Meine Mutter, uff Zack, wie se nu mal is, hat mich doch tatsächlich uffe Berlinale geschleppt! Da jab's nämlich ´n DDR-Film von 1955, der damals drüben verboten war, den wollte se unbedingt sehen, war ja ihre Zeit. Wir also hin, war 'ne richtige Familienstimmung, die Hauptdarstellerin war ooch gekommen - nu ooch nich mehr die Jüngste, aba noch janz flott - und denn sieht man se plötzlich jung und drall uffe Leinwand und denkt: Kinder, wie die Zeit vergeht!

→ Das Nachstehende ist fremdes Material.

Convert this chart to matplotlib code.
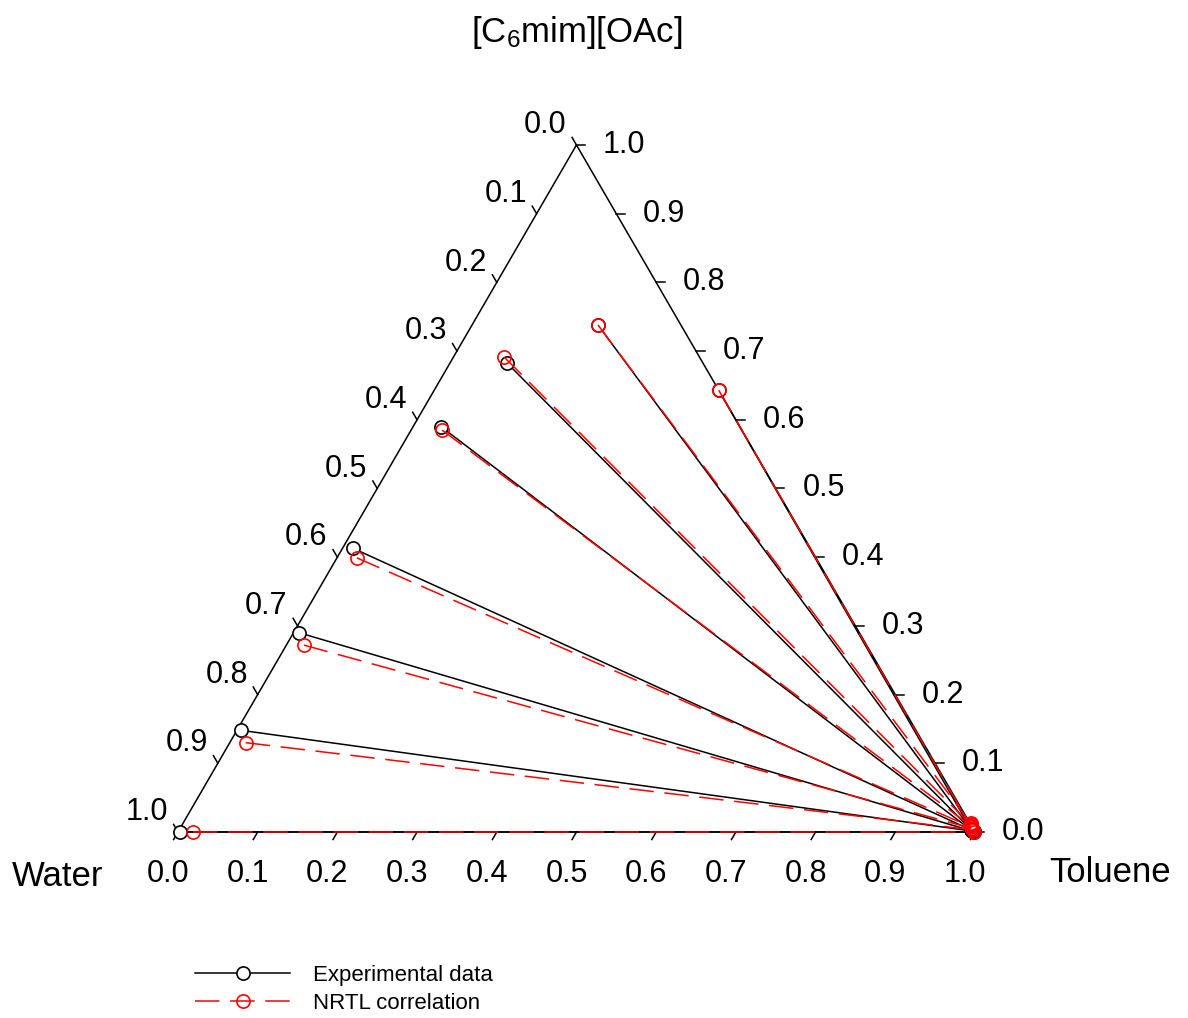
import numpy as np
import matplotlib
matplotlib.use("Agg")
from matplotlib import pyplot as plt

plt.rcParams["font.family"] = ["Liberation Sans", "DejaVu Sans"]
plt.rcParams["mathtext.fontset"] = "custom"
plt.rcParams["mathtext.rm"] = "Liberation Sans"
plt.rcParams["mathtext.it"] = "Liberation Sans:italic"

# tie lines, mole fractions (toluene, IL); water = 1 - toluene - IL
# water-rich phase (left end) and toluene-rich phase (right end)
exp_left_tol = [0.003, 0.005, 0.007, 0.013, 0.035, 0.071, 0.158, 0.357]
exp_left_il = [0.000, 0.148, 0.290, 0.413, 0.590, 0.683, 0.738, 0.643]
exp_right_tol = [0.999, 0.998, 0.997, 0.996, 0.995, 0.994, 0.993, 0.992]
exp_right_il = [0.000, 0.001, 0.001, 0.002, 0.002, 0.003, 0.004, 0.005]

nrtl_left_tol = [0.019, 0.020, 0.022, 0.025, 0.039, 0.064, 0.158, 0.357]
nrtl_left_il = [0.000, 0.130, 0.272, 0.399, 0.585, 0.691, 0.738, 0.643]
nrtl_right_tol = [0.999, 0.996, 0.994, 0.992, 0.990, 0.989, 0.988, 0.989]
nrtl_right_il = [0.000, 0.003, 0.005, 0.007, 0.009, 0.011, 0.013, 0.010]

tick_vals = np.round(np.arange(0, 1.01, 0.1), 1)

S = np.sqrt(3) / 2


def to_xy(tol, il):
    tol = np.asarray(tol)
    il = np.asarray(il)
    return tol + il / 2, il * S


fig = plt.figure(figsize=(11.88, 10.18), dpi=100)
ax = fig.add_axes([0, 0, 1, 1])
ax.set_xlim(-0.2233, 1.2673)
ax.set_ylim(-0.2345, 1.0488)
ax.axis("off")

# triangle
ax.plot([0, 1, 0.5, 0], [0, 0, S, 0], color="black", lw=1.1, zorder=1)

L = 0.011
fs_tick = 22
for v in tick_vals:
    lab = f"{v:.1f}"
    # bottom: toluene
    ax.plot([v, v - 0.5 * L], [0, -S * L], color="black", lw=1.1)
    ax.text(v - 0.0125, -0.053, lab, fontsize=fs_tick, ha="center", va="center")
    # right: IL
    x, y = 1 - v / 2, v * S
    ax.plot([x, x + L], [y, y], color="black", lw=1.1)
    ax.text(x + 0.06, y, lab, fontsize=fs_tick, ha="center", va="center")
    # left: water
    x, y = (1 - v) / 2, (1 - v) * S
    ax.plot([x, x - 0.5 * L], [y, y + S * L], color="black", lw=1.1)
    ax.text(x - 0.039, y + 0.025, lab, fontsize=fs_tick, ha="center", va="center")

ax.text(0.5, 1.008, r"[C$_\mathregular{6}$mim][OAc]", fontsize=25, ha="center", va="center")
ax.text(-0.1506, -0.0565, "Water", fontsize=25, ha="center", va="center")
ax.text(1.1694, -0.0514, "Toluene", fontsize=25, ha="center", va="center")

# experimental tie lines
for i in range(len(exp_left_tol)):
    xs, ys = to_xy([exp_left_tol[i], exp_right_tol[i]], [exp_left_il[i], exp_right_il[i]])
    ax.plot(xs, ys, color="black", lw=1.1, marker="o", ms=9.5, mfc="white",
            mec="black", mew=1.2, zorder=3, label="Experimental data" if i == 0 else None)

# NRTL tie lines
for i in range(len(nrtl_left_tol)):
    xs, ys = to_xy([nrtl_left_tol[i], nrtl_right_tol[i]], [nrtl_left_il[i], nrtl_right_il[i]])
    ax.plot(xs, ys, color="red", lw=1.1, dashes=(16, 7), marker="o", ms=9.5, mfc="none",
            mec="red", mew=1.2, zorder=4, label="NRTL correlation" if i == 0 else None)

fig.legend(loc="upper left", bbox_to_anchor=(0.164, 0.052), frameon=False, fontsize=16,
           handlelength=4.3, handletextpad=1.0, labelspacing=0.3, borderpad=0, borderaxespad=0)

fig.savefig("out.png", dpi=100)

Berlin noch in Trümmern, in Ost und West, denn die Mauer jab's ja da noch nich, ooch inne Köppe nich, dit jing immer hin und her zwischen Ost- und Westberlin, kann man sich janich mehr vorstellen. War aber schon interessant: die Ossis gingen am Potsdamer Platz ins Kino und im Westen einkaufen ("neh'm se ooch Ost"? hieß es immer) und die Wessis hab'n Geld umgetauscht und sind im Osten zum Frisör, erzählt meine Mutter. Und die Ostmädels waren in Westberlin zum Tanzen, da war mehr los. Keen Wunder, dit se lieber im Westen gewohnt hätten und dit ooch im Film gesagt haben und dit se den denn verboten haben. Trotzdem war'n da natürlich die Ossis die Besseren und die Wessis die Gauner, so war dit eben. Obwohl, manche gloob'n dit ja heute noch... Aber am meisten jewundert haben wir uns, wie eener zu seinem Westfreund sagt: wat, du jehst mit eener von drüben, die wirste eines Tages nich mehr treffen können! Kiek mal an, schon 1955!